Spring has finally hit our part of the country! It was 60 degrees the other day!!!! Now this may not seem warm to some but you would have thought it was mid July the way these kid were ripping their jackets and shoes off! I have been dreaming about turning our narrow little side yard into somewhat of an outdoor classroom for the past few months, impatiently waiting for the snow to melt off so I could really get to work. We have added a dirt pit and a mini sandbox and for the first time this year we got outside to do some big process art!
We have done some big process art inside, and it’s totally doable but even the most laid-back parent/teacher must cringe a little when those paint covered fingers and toes make their trail down the hallway to the bathroom, on the walls, and the carpet, and the couch…eeek! So for the most part inside I try to stick to a smaller version of process painting. What is process art some may ask? Well it is exactly that, art where the end product of art and craft is not the principal focus. Children are given the opportunity to truly explore materials with no judgement or predetermined outcome. And if you ask me the product generally turns out pretty cool too!

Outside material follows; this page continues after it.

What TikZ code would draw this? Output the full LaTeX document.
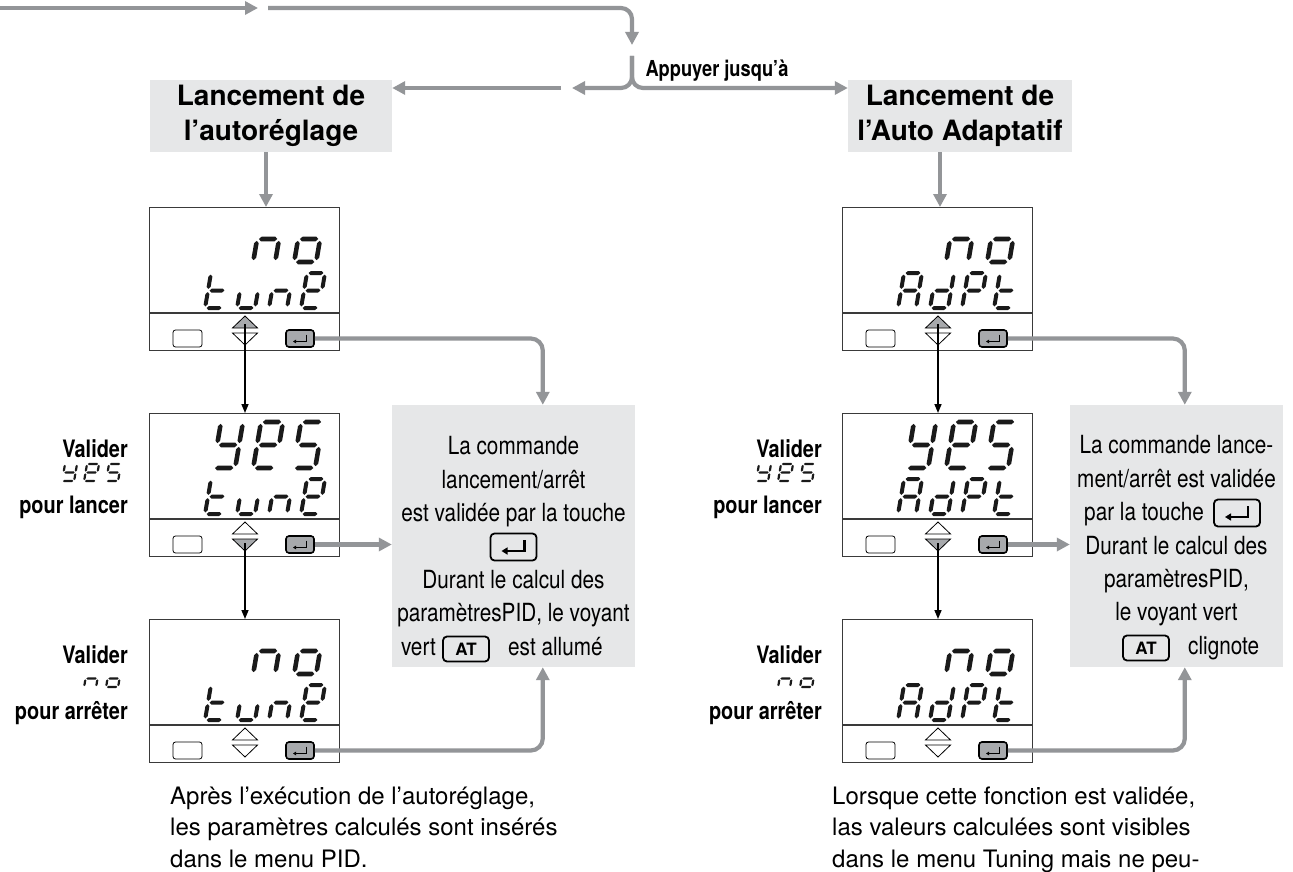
\documentclass[tikz,border=0pt]{standalone}
\usepackage{fontspec}
\setmainfont{TeX Gyre Heros}
\newfontfamily\condfont{TeX Gyre Heros}[FakeStretch=0.83]
\usetikzlibrary{arrows.meta}

\definecolor{arrowgray}{HTML}{939598}
\definecolor{panelgray}{HTML}{E6E7E8}
\definecolor{keygray}{HTML}{A7A9AC}
\definecolor{framegray}{HTML}{3A3A3A}
\definecolor{seggray}{HTML}{1A1A1A}

% seven-segment glyphs in a unit cell: x 0..1, y 0 (top) .. 1 (bottom)
\def\digN{0/0.5/1/0.5,0/0.5/0/1,1/0.5/1/1}
\def\digO{0/0.5/1/0.5,0/0.5/0/1,1/0.5/1/1,0/1/1/1}
\def\digT{0/0/0/0.5,0/0.5/0/1,0/0.5/1/0.5,0/1/1/1}
\def\digU{0/0.5/0/1,1/0.5/1/1,0/1/1/1}
\def\digE{0/0/1/0,1/0/1/0.5,0/0/0/0.5,0/0.5/1/0.5,0/0.5/0/1,0/1/1/1}
\def\digY{0/0/0/0.5,1/0/1/0.5,0/0.5/1/0.5,1/0.5/1/1,0/1/1/1}
\def\digS{0/0/1/0,0/0/0/0.5,0/0.5/1/0.5,1/0.5/1/1,0/1/1/1}
\def\digA{0/0/1/0,1/0/1/0.5,1/0.5/1/1,0/0/0/0.5,0/0.5/0/1,0/0.5/1/0.5}
\def\digD{1/0/1/0.5,1/0.5/1/1,0/1/1/1,0/0.5/0/1,0/0.5/1/0.5}
\def\digP{0/0/1/0,1/0/1/0.5,0/0/0/0.5,0/0.5/1/0.5,0/0.5/0/1}

% one slanted seven-segment character: left, top, width, height, thickness, glyph
% every segment is a hexagon with pointed ends
\newcommand{\sevenseg}[6]{%
  \begin{scope}[shift={(#1,#2)},xslant=0.17]
    \foreach \xa/\ya/\xb/\yb in #6 {
      \pgfmathsetmacro\pxa{\xa*#3}\pgfmathsetmacro\pya{\ya*#4}
      \pgfmathsetmacro\pxb{\xb*#3}\pgfmathsetmacro\pyb{\yb*#4}
      \pgfmathsetmacro\seglen{abs(\pxb-\pxa)+abs(\pyb-\pya)}
      \pgfmathsetmacro\ux{(\pxb-\pxa)/\seglen}
      \pgfmathsetmacro\uy{(\pyb-\pya)/\seglen}
      \pgfmathsetmacro\seghw{#5/2}
      \pgfmathsetmacro\seggap{#5*0.4}
      \fill[seggray]
        ({\pxa+\ux*\seggap},{\pya+\uy*\seggap})
        -- ({\pxa+\ux*(\seggap+\seghw)-\uy*\seghw},{\pya+\uy*(\seggap+\seghw)+\ux*\seghw})
        -- ({\pxb-\ux*(\seggap+\seghw)-\uy*\seghw},{\pyb-\uy*(\seggap+\seghw)+\ux*\seghw})
        -- ({\pxb-\ux*\seggap},{\pyb-\uy*\seggap})
        -- ({\pxb-\ux*(\seggap+\seghw)+\uy*\seghw},{\pyb-\uy*(\seggap+\seghw)-\ux*\seghw})
        -- ({\pxa+\ux*(\seggap+\seghw)+\uy*\seghw},{\pya+\uy*(\seggap+\seghw)-\ux*\seghw})
        -- cycle;
    }
  \end{scope}}

% controller front panel: name, left, top, up-key fill, down-key fill
\newcommand{\meterpanel}[5]{%
  \node[dispframe,anchor=north west] (#1) at (#2,#3) {};
  \draw[displine] (#2,#3+106) -- (#2+190,#3+106);
  \node[softkey] (#1-m) at (#2+38.5,#3+131.5) {};
  \node[enterkey] (#1-k) at (#2+151,#3+131.5) {};
  \draw[line width=1pt,-{Triangle[width=3.5pt,length=3pt]}]
    ([shift={(6,-4)}]#1-k.center) -- ([shift={(6,3)}]#1-k.center) -- ([shift={(-7,3)}]#1-k.center);
  \draw[arrowkey,fill=#4] (#2+83.5,#3+121) -- (#2+108.5,#3+121) -- (#2+96,#3+109) -- cycle;
  \draw[arrowkey,fill=#5] (#2+83.5,#3+126) -- (#2+108.5,#3+126) -- (#2+96,#3+138) -- cycle;
  \coordinate (#1-u) at (#2+96,#3+117);
  \coordinate (#1-d) at (#2+96,#3+130);
}

\tikzset{
  garrow/.style={draw=arrowgray,line width=4.2pt,-{Triangle[width=13pt,length=13pt]}},
  karrow/.style={draw=black,line width=1.5pt,-{Triangle[width=7pt,length=9pt]}},
  hdr/.style={fill=panelgray,align=center,inner sep=0,
    font=\fontsize{28}{35}\selectfont\bfseries},
  infobox/.style={fill=panelgray,inner sep=0},
  infotext/.style={font=\condfont\fontsize{25}{33}\selectfont,inner sep=0,anchor=base},
  sidelabel/.style={font=\condfont\bfseries\fontsize{24}{28}\selectfont,inner sep=0,anchor=base east},
  bodytext/.style={font=\fontsize{24}{31}\selectfont,inner sep=0,anchor=base west},
  dispframe/.style={draw=framegray,line width=1.2pt,minimum width=190pt,minimum height=143pt,inner sep=0},
  displine/.style={draw=framegray,line width=1.2pt},
  softkey/.style={draw=black,line width=0.8pt,rounded corners=2.5pt,fill=white,
    minimum width=29pt,minimum height=17pt,inner sep=0},
  enterkey/.style={draw=black,line width=1.6pt,rounded corners=3pt,fill=keygray,
    minimum width=28pt,minimum height=17pt,inner sep=0},
  arrowkey/.style={draw=black,line width=0.8pt},
  bigkey/.style={draw=black,line width=1.8pt,rounded corners=4pt,
    minimum width=46pt,minimum height=27pt,inner sep=0},
  atkey/.style={bigkey,minimum height=25pt,font=\fontsize{17}{17}\selectfont\bfseries},
}

\begin{document}
\begin{tikzpicture}[x=1pt,y=-1pt]
\useasboundingbox[fill=white] (0,0) rectangle (1293,872);

% headers and explanation panels
\node[hdr,minimum width=242pt,minimum height=72pt] (h1) at (271,116) {Lancement de\\l’autoréglage};
\node[hdr,minimum width=224pt,minimum height=72pt] (h2) at (960,116) {Lancement de\\l’Auto Adaptatif};
\node[infobox,minimum width=243pt,minimum height=262pt] (ib1) at (513.5,536) {};
\node[infobox,minimum width=213pt,minimum height=262pt] (ib2) at (1176.5,536) {};

% incoming flow and the fork
\coordinate (in0) at (0,8);
\coordinate (in1) at (258,8);
\coordinate (t2s) at (268,8);
\coordinate (t2e) at (632,45);
\coordinate (fk) at (632,56);
\coordinate (fl) at (572,88);
\coordinate (ls) at (561,88);
\draw[garrow] (in0) -- (in1);
\draw[garrow,rounded corners=11pt] (t2s) -| (t2e);
\draw[garrow,rounded corners=11pt] (fk) |- (fl);
\draw[garrow,rounded corners=11pt] (fk) |- (h2.west |- fl);
\draw[garrow] (ls) -- (ls -| h1.east);
\node[font=\condfont\bfseries\fontsize{22}{26}\selectfont,inner sep=0,anchor=base] (push) at (717,77) {Appuyer jusqu’à};

% front panels
\meterpanel{d1}{149}{207}{keygray}{white}
\meterpanel{d2}{149}{413}{white}{keygray}
\meterpanel{d3}{149}{619}{white}{white}
\meterpanel{r1}{842}{207}{keygray}{white}
\meterpanel{r2}{842}{413}{white}{keygray}
\meterpanel{r3}{842}{619}{white}{white}

% display readings, left column
\sevenseg{261}{216}{22}{46}{4.6}{\digN}
\sevenseg{302}{216}{22}{46}{4.6}{\digO}
\sevenseg{211}{273}{18}{35}{4}{\digT}
\sevenseg{243}{273}{18}{35}{4}{\digU}
\sevenseg{275}{273}{18}{35}{4}{\digN}
\sevenseg{307}{273}{18}{35}{4}{\digE}
\sevenseg{221}{422}{22}{46}{4.6}{\digY}
\sevenseg{261}{422}{22}{46}{4.6}{\digE}
\sevenseg{301}{422}{22}{46}{4.6}{\digS}
\sevenseg{211}{479}{18}{35}{4}{\digT}
\sevenseg{243}{479}{18}{35}{4}{\digU}
\sevenseg{275}{479}{18}{35}{4}{\digN}
\sevenseg{307}{479}{18}{35}{4}{\digE}
\sevenseg{261}{628}{22}{46}{4.6}{\digN}
\sevenseg{302}{628}{22}{46}{4.6}{\digO}
\sevenseg{211}{685}{18}{35}{4}{\digT}
\sevenseg{243}{685}{18}{35}{4}{\digU}
\sevenseg{275}{685}{18}{35}{4}{\digN}
\sevenseg{307}{685}{18}{35}{4}{\digE}

% display readings, right column
\sevenseg{954}{216}{22}{46}{4.6}{\digN}
\sevenseg{995}{216}{22}{46}{4.6}{\digO}
\sevenseg{904}{273}{18}{35}{4}{\digA}
\sevenseg{936}{273}{18}{35}{4}{\digD}
\sevenseg{968}{273}{18}{35}{4}{\digP}
\sevenseg{1000}{273}{18}{35}{4}{\digT}
\sevenseg{914}{422}{22}{46}{4.6}{\digY}
\sevenseg{954}{422}{22}{46}{4.6}{\digE}
\sevenseg{994}{422}{22}{46}{4.6}{\digS}
\sevenseg{904}{479}{18}{35}{4}{\digA}
\sevenseg{936}{479}{18}{35}{4}{\digD}
\sevenseg{968}{479}{18}{35}{4}{\digP}
\sevenseg{1000}{479}{18}{35}{4}{\digT}
\sevenseg{954}{628}{22}{46}{4.6}{\digN}
\sevenseg{995}{628}{22}{46}{4.6}{\digO}
\sevenseg{904}{685}{18}{35}{4}{\digA}
\sevenseg{936}{685}{18}{35}{4}{\digD}
\sevenseg{968}{685}{18}{35}{4}{\digP}
\sevenseg{1000}{685}{18}{35}{4}{\digT}

% side captions
\node[sidelabel] (v2) at (128,457) {Valider};
\sevenseg{65}{464}{12}{17}{2.2}{\digY}
\sevenseg{87}{464}{12}{17}{2.2}{\digE}
\sevenseg{109}{464}{12}{17}{2.2}{\digS}
\node[sidelabel] (p2) at (128,513) {pour lancer};
\node[sidelabel] (v3) at (128,663) {Valider};
\sevenseg{87}{670}{12}{17}{2.2}{\digN}
\sevenseg{109}{670}{12}{17}{2.2}{\digO}
\node[sidelabel] (p3) at (128,719) {pour arrêter};

\node[sidelabel] (w2) at (822,457) {Valider};
\sevenseg{759}{464}{12}{17}{2.2}{\digY}
\sevenseg{781}{464}{12}{17}{2.2}{\digE}
\sevenseg{803}{464}{12}{17}{2.2}{\digS}
\node[sidelabel] (q2) at (822,513) {pour lancer};
\node[sidelabel] (w3) at (822,663) {Valider};
\sevenseg{781}{670}{12}{17}{2.2}{\digN}
\sevenseg{803}{670}{12}{17}{2.2}{\digO}
\node[sidelabel] (q3) at (822,719) {pour arrêter};

% gray flow arrows
\draw[garrow] ([xshift=-5pt]h1.south) -- ([xshift=-5pt]h1.south |- d1.north);
\draw[garrow] ([xshift=-20pt]h2.south) -- ([xshift=-20pt]h2.south |- r1.north);
\draw[garrow,rounded corners=12pt] (d1-k.east) -| ([xshift=151pt]ib1.north west);
\draw[garrow] (d2-k.east) -- (d2-k.east -| ib1.west);
\draw[garrow,rounded corners=12pt] (d3-k.east) -| ([xshift=151pt]ib1.south west);
\draw[garrow,rounded corners=12pt] (r1-k.east) -| ([xshift=115pt]ib2.north west);
\draw[garrow] (r2-k.east) -- (r2-k.east -| ib2.west);
\draw[garrow,rounded corners=12pt] (r3-k.east) -| ([xshift=115pt]ib2.south west);

% key sequence arrows
\draw[karrow] (d1-u) -- (d1-u |- d2.north);
\draw[karrow] (d2-d) -- (d2-d |- d3.north);
\draw[karrow] (r1-u) -- (r1-u |- r2.north);
\draw[karrow] (r2-d) -- (r2-d |- r3.north);

% explanation text, left
\node[infotext] (la1) at (513.5,454) {La commande};
\node[infotext] (la2) at (513.5,488) {lancement/arrêt};
\node[infotext] (la3) at (513.5,521) {est validée par la touche};
\node[bigkey] (ik1) at (513.5,547) {};
\draw[line width=2.2pt,-{Triangle[width=7pt,length=6pt]}]
  ([shift={(11,-7)}]ik1.center) -- ([shift={(11,4)}]ik1.center) -- ([shift={(-12,4)}]ik1.center);
\node[infotext] (la4) at (513.5,588) {Durant le calcul des};
\node[infotext] (la5) at (513.5,621) {paramètresPID, le voyant};
\node[infotext,anchor=base east] (la6) at (436,655) {vert};
\node[atkey] (at1) at (466,649) {AT};
\node[infotext,anchor=base west] (la7) at (508,655) {est allumé};

% explanation text, right
\node[infotext] (ra1) at (1176.5,453) {La commande lance-};
\node[infotext] (ra2) at (1176.5,487) {ment/arrêt est validée};
\node[infotext,anchor=base west] (ra3) at (1084,520) {par la touche};
\node[bigkey] (ik2) at (1237,513) {};
\draw[line width=2.2pt,-{Triangle[width=7pt,length=6pt]}]
  ([shift={(11,-7)}]ik2.center) -- ([shift={(11,4)}]ik2.center) -- ([shift={(-12,4)}]ik2.center);
\node[infotext] (ra4) at (1176.5,554) {Durant le calcul des};
\node[infotext] (ra5) at (1176.5,587) {paramètresPID,};
\node[infotext] (ra6) at (1176.5,620) {le voyant vert};
\node[atkey] (at2) at (1146,648) {AT};
\node[infotext,anchor=base west] (ra7) at (1188,654) {clignote};

% notes under the panels
\node[bodytext] (b1) at (170,804) {Après l’exécution de l’autoréglage,};
\node[bodytext] (b2) at (170,835.5) {les paramètres calculés sont insérés};
\node[bodytext] (b3) at (170,867) {dans le menu PID.};
\node[bodytext] (c1) at (832,804) {Lorsque cette fonction est validée,};
\node[bodytext] (c2) at (832,835.5) {las valeurs calculées sont visibles};
\node[bodytext] (c3) at (832,867) {dans le menu Tuning mais ne peu-};
\end{tikzpicture}
\end{document}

I have had a big piece of plywood laying around for years. We have used it for a ramp and a wall and a table and so many other things. Today our plywood was a canvas. I dug out all of our almost-gone-paints that I never use because I got new full bottles of paint that don’t take as much convincing and shaking and banging to actually get paint out of them. The kids started by squeezing and shaking those paint bottles onto the plywood.I set out clean plungers (they sell plungers at the dollar tree 😀 E was just as excited as I was) and a few other circular items for them to experiment with. We have done circle painting inside, small scale, this was kind of an amped up version.The plungers were by far the most fun! Sometimes I had to help un-suction the plungers so the board didn’t get moved all over the place. They smeared and swirled and stamped. We of course got our toes involved in the process a bit too.